Problem to work on:
Drop every picture and give the entries back exactly.

★ ★ ★

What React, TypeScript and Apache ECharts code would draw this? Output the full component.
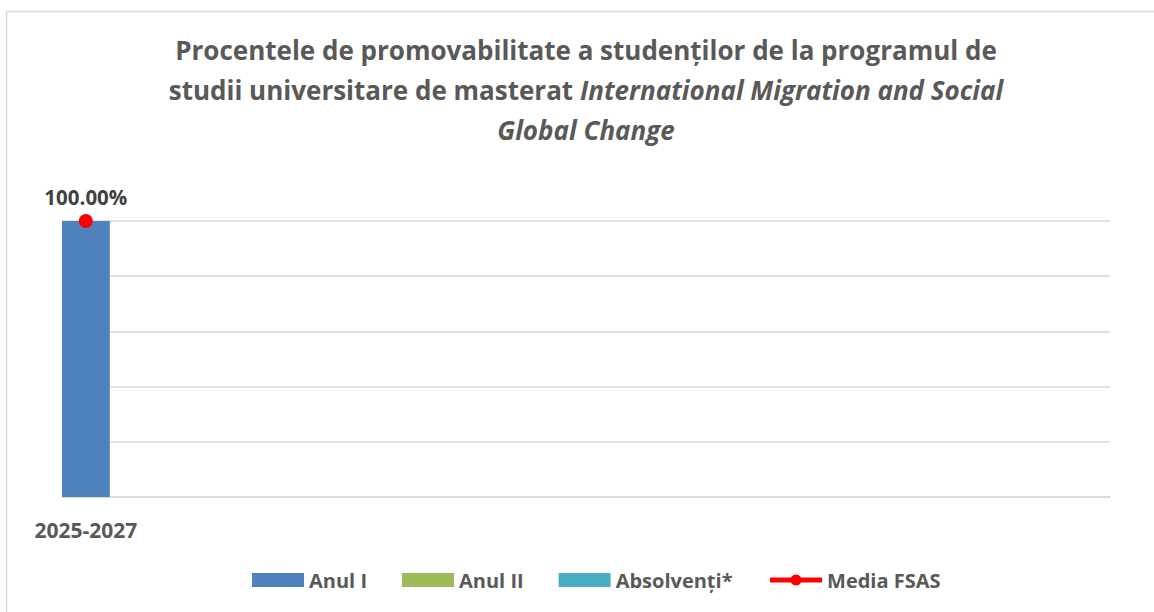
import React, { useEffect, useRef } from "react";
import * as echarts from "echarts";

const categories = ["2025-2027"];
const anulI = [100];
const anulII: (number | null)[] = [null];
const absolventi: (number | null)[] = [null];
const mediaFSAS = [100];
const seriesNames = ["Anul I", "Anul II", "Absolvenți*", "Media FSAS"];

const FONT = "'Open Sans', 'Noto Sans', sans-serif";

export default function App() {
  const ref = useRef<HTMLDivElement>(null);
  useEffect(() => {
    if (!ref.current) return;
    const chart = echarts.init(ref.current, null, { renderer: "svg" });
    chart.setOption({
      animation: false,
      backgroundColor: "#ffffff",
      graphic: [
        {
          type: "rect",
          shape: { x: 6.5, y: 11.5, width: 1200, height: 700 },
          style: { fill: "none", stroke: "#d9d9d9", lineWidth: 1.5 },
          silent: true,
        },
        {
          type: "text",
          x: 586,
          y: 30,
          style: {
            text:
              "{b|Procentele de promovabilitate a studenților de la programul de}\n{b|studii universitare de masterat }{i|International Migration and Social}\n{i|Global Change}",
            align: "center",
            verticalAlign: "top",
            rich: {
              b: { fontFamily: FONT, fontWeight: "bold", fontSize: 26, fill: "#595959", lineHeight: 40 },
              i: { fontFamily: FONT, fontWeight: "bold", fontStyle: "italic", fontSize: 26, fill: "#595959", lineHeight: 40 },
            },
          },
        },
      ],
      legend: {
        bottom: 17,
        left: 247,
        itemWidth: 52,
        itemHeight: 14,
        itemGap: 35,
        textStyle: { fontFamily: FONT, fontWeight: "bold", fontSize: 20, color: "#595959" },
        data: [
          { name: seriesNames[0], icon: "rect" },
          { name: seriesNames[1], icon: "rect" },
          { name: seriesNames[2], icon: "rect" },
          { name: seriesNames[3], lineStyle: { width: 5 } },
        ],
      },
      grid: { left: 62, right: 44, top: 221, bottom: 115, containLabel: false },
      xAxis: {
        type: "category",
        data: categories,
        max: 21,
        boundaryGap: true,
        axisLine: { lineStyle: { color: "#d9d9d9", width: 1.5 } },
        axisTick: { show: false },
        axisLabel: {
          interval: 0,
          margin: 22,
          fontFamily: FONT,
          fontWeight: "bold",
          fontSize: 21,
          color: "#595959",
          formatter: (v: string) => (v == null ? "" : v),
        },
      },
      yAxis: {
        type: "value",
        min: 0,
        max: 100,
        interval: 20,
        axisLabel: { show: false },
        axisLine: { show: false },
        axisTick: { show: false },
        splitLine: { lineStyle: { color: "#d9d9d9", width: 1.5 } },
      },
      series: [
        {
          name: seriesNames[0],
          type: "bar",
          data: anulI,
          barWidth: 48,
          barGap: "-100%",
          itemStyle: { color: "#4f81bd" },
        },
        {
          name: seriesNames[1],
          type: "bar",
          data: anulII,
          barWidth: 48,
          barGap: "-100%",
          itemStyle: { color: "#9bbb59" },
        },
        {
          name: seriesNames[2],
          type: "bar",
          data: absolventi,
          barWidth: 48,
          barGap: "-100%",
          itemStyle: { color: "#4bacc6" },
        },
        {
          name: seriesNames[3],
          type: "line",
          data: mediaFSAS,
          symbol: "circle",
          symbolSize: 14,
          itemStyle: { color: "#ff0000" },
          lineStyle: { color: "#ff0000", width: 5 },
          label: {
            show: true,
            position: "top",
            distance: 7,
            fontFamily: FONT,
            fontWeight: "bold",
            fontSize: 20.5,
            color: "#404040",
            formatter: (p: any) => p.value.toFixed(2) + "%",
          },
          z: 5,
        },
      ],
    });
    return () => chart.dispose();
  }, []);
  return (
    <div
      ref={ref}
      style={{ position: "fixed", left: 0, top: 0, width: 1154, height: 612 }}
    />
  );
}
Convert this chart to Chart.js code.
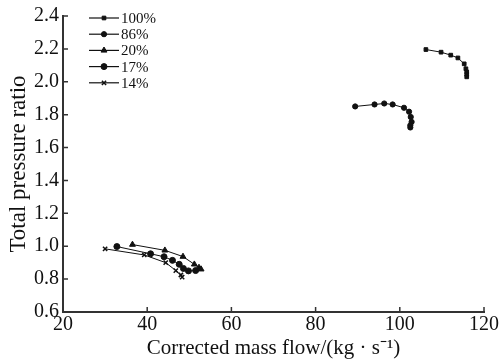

★ ★ ★

Expected answer:
What React, TypeScript and Apache ECharts code would draw this? Output the full component.
import React, { useEffect, useRef } from "react";
import * as echarts from "echarts";

const categories = ["2025-2027"];
const anulI = [100];
const anulII: (number | null)[] = [null];
const absolventi: (number | null)[] = [null];
const mediaFSAS = [100];
const seriesNames = ["Anul I", "Anul II", "Absolvenți*", "Media FSAS"];

const FONT = "'Open Sans', 'Noto Sans', sans-serif";

export default function App() {
  const ref = useRef<HTMLDivElement>(null);
  useEffect(() => {
    if (!ref.current) return;
    const chart = echarts.init(ref.current, null, { renderer: "svg" });
    chart.setOption({
      animation: false,
      backgroundColor: "#ffffff",
      graphic: [
        {
          type: "rect",
          shape: { x: 6.5, y: 11.5, width: 1200, height: 700 },
          style: { fill: "none", stroke: "#d9d9d9", lineWidth: 1.5 },
          silent: true,
        },
        {
          type: "text",
          x: 586,
          y: 30,
          style: {
            text:
              "{b|Procentele de promovabilitate a studenților de la programul de}\n{b|studii universitare de masterat }{i|International Migration and Social}\n{i|Global Change}",
            align: "center",
            verticalAlign: "top",
            rich: {
              b: { fontFamily: FONT, fontWeight: "bold", fontSize: 26, fill: "#595959", lineHeight: 40 },
              i: { fontFamily: FONT, fontWeight: "bold", fontStyle: "italic", fontSize: 26, fill: "#595959", lineHeight: 40 },
            },
          },
        },
      ],
      legend: {
        bottom: 17,
        left: 247,
        itemWidth: 52,
        itemHeight: 14,
        itemGap: 35,
        textStyle: { fontFamily: FONT, fontWeight: "bold", fontSize: 20, color: "#595959" },
        data: [
          { name: seriesNames[0], icon: "rect" },
          { name: seriesNames[1], icon: "rect" },
          { name: seriesNames[2], icon: "rect" },
          { name: seriesNames[3], lineStyle: { width: 5 } },
        ],
      },
      grid: { left: 62, right: 44, top: 221, bottom: 115, containLabel: false },
      xAxis: {
        type: "category",
        data: categories,
        max: 21,
        boundaryGap: true,
        axisLine: { lineStyle: { color: "#d9d9d9", width: 1.5 } },
        axisTick: { show: false },
        axisLabel: {
          interval: 0,
          margin: 22,
          fontFamily: FONT,
          fontWeight: "bold",
          fontSize: 21,
          color: "#595959",
          formatter: (v: string) => (v == null ? "" : v),
        },
      },
      yAxis: {
        type: "value",
        min: 0,
        max: 100,
        interval: 20,
        axisLabel: { show: false },
        axisLine: { show: false },
        axisTick: { show: false },
        splitLine: { lineStyle: { color: "#d9d9d9", width: 1.5 } },
      },
      series: [
        {
          name: seriesNames[0],
          type: "bar",
          data: anulI,
          barWidth: 48,
          barGap: "-100%",
          itemStyle: { color: "#4f81bd" },
        },
        {
          name: seriesNames[1],
          type: "bar",
          data: anulII,
          barWidth: 48,
          barGap: "-100%",
          itemStyle: { color: "#9bbb59" },
        },
        {
          name: seriesNames[2],
          type: "bar",
          data: absolventi,
          barWidth: 48,
          barGap: "-100%",
          itemStyle: { color: "#4bacc6" },
        },
        {
          name: seriesNames[3],
          type: "line",
          data: mediaFSAS,
          symbol: "circle",
          symbolSize: 14,
          itemStyle: { color: "#ff0000" },
          lineStyle: { color: "#ff0000", width: 5 },
          label: {
            show: true,
            position: "top",
            distance: 7,
            fontFamily: FONT,
            fontWeight: "bold",
            fontSize: 20.5,
            color: "#404040",
            formatter: (p: any) => p.value.toFixed(2) + "%",
          },
          z: 5,
        },
      ],
    });
    return () => chart.dispose();
  }, []);
  return (
    <div
      ref={ref}
      style={{ position: "fixed", left: 0, top: 0, width: 1154, height: 612 }}
    />
  );
}
Convert this chart to Chart.js code.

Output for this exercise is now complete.